--- start of Dataset records ---

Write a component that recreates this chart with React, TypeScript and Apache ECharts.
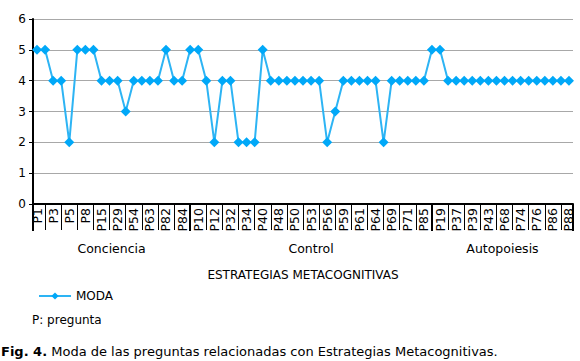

--- end of Dataset records ---
--- start of Dataset records ---

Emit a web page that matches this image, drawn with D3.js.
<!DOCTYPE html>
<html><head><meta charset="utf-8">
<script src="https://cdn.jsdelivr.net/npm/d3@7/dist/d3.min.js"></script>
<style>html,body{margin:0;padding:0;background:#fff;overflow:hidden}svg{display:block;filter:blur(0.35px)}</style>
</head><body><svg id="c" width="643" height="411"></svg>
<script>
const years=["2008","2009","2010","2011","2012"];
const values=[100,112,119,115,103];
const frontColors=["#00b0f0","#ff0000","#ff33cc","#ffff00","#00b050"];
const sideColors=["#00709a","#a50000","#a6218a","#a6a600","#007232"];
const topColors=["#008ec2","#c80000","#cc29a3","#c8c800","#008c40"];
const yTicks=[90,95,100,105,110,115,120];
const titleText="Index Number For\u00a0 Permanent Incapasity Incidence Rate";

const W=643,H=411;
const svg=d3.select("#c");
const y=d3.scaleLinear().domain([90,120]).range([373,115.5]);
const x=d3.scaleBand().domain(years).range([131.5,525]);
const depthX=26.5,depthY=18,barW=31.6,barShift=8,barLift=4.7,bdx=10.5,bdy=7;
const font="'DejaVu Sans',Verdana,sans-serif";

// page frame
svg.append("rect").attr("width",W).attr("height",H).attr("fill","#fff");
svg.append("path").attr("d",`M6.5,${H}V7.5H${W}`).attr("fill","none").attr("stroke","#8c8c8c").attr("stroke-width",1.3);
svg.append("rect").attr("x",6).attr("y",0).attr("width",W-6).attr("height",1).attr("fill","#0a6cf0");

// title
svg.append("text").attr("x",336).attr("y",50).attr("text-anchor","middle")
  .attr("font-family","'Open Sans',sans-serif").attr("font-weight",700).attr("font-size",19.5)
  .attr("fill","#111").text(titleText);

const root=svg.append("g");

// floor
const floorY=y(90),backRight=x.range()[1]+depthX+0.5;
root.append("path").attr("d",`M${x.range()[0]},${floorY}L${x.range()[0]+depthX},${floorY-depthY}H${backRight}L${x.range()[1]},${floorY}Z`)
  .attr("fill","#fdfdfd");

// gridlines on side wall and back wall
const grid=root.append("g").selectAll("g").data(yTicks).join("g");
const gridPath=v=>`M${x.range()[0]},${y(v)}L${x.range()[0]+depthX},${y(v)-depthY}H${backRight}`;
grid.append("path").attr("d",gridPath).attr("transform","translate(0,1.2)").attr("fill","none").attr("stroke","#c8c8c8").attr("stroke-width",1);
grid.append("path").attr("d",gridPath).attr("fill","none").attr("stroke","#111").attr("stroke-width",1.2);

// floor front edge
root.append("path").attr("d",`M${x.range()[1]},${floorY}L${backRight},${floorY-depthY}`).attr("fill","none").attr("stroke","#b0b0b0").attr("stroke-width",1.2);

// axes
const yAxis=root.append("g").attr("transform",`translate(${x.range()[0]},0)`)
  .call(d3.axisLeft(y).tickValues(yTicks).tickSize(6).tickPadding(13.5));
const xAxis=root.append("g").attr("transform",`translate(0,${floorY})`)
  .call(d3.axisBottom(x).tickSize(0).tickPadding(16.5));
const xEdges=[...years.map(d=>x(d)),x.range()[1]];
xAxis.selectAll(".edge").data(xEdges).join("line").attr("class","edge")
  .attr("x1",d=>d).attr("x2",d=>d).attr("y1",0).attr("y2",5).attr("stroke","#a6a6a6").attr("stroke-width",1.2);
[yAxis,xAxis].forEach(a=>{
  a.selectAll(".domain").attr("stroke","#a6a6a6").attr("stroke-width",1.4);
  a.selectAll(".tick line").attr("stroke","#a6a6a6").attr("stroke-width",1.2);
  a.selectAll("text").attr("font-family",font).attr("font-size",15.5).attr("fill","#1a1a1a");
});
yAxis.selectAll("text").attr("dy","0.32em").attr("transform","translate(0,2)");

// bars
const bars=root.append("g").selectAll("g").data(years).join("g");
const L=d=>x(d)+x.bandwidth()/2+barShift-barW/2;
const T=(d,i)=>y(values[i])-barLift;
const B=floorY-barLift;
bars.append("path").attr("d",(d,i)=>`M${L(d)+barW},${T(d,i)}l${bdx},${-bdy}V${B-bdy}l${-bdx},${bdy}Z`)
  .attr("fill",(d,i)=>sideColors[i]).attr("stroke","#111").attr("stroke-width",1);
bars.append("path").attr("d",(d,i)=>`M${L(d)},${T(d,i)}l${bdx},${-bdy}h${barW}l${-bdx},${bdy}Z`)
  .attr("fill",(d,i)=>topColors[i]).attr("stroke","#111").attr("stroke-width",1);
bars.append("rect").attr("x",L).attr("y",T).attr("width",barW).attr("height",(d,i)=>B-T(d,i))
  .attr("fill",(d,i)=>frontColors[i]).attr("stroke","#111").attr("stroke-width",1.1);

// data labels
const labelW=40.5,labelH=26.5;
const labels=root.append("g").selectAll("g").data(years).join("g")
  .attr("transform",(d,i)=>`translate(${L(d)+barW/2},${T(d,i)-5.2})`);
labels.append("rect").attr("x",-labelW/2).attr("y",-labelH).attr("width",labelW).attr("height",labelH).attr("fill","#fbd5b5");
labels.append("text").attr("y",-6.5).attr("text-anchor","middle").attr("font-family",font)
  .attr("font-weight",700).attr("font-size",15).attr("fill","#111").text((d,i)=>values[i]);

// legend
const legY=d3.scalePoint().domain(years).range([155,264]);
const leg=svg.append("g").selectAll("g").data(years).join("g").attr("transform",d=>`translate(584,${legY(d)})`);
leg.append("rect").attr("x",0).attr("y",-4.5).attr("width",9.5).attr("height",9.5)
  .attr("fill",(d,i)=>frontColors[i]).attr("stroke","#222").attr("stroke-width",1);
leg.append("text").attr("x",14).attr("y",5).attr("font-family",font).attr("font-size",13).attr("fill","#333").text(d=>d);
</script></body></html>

--- end of Dataset records ---

→ Requirements: From the listing, copy each line containing the word "page".

→ Final answer:
Emit a web page that matches this image, drawn with D3.js.
// page frame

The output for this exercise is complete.